Each musician had a humble, explorative sound, but the voice that was nearly always in the foreground was that of the composer. Although this voice was also modest and did not call attention to itself, it still had an immense intensity to it, crafted by Dietrich to groove hard with experimentation in meter rhythm and unexpected interlocking parts. Often, the sound relied on simple melodies and patterns within single instruments that created a more complicated amalgamation when combined and layered with the other voices. At the time, the music had a familiar, recent nostalgia to it that I could not put my finger on. However, after listening back to the recordings and thinking about it more, the late Director of Jazz Studies Fred Sturm’s influence became apparent.
Most of the tunes were upbeat, dipping into fusion and the like, but my favorite of the concert was the brooding, sonically-seasonally-appropriate “Puddles.” Listening to it felt like autumn at dusk; arco bass, slowly-bending sax and cymbals provided a thick bed of drones, while piano and bells twinkled slightly above. The trumpet emerged on top with the rest of the quintet following fluidly, making for the most introspective sounding tune in the set, whereas the others seemed more extroverted. “Puddles” also came exactly in the middle of the concert, as well as close to the middle of “Focus,” the quintet’s sophomore album from this past May. It was not only a change from the other pieces, but a slow breath in and out before embarking on the rest of the concert’s momentous compositions.

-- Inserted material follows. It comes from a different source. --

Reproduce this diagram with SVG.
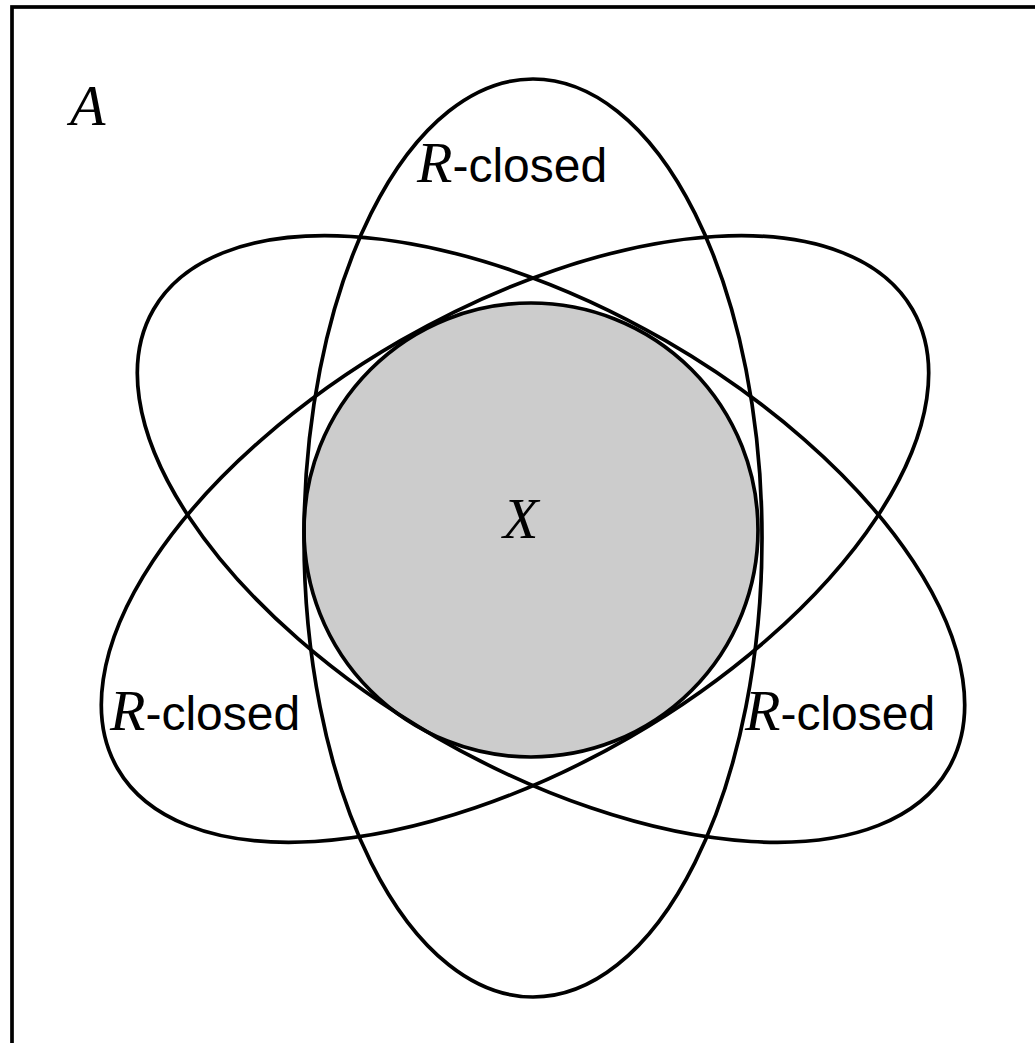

While the music certainly spoke for itself, its creator’s personality shaped the show as well. Dietrich’s quiet sense of humor snuck in between nearly every song, causing his bandmates to stifle snickers while the audience laughed with them. But just like his music, his comments were honest and entertaining, at one point even admitting that he was talking so much just to give his embouchure an ample rest. His personality—as well as the other members’—made the group seem extremely comfortable to be there, an aspect that can aid in engaging with the audience exponentially more. What helped this was the fact that this concert was a homecoming for the quintet’s two alumni, being particularly significant for Dietrich, who had not played at Lawrence since his graduation. Thus, the concert felt like him getting back into the swing of things, as well as simultaneously presenting himself as a visiting artist who wanted to give back to the Conservatory that nurtured him.
The Paul Dietrich Quintet truly graced the stage last week and piqued my interest in modern, more straight-ahead composition—music I have not immersed myself in enough, apparently. The circle of Midwest jazz is closely knit, and this is yet another experience that has drawn me closer to it.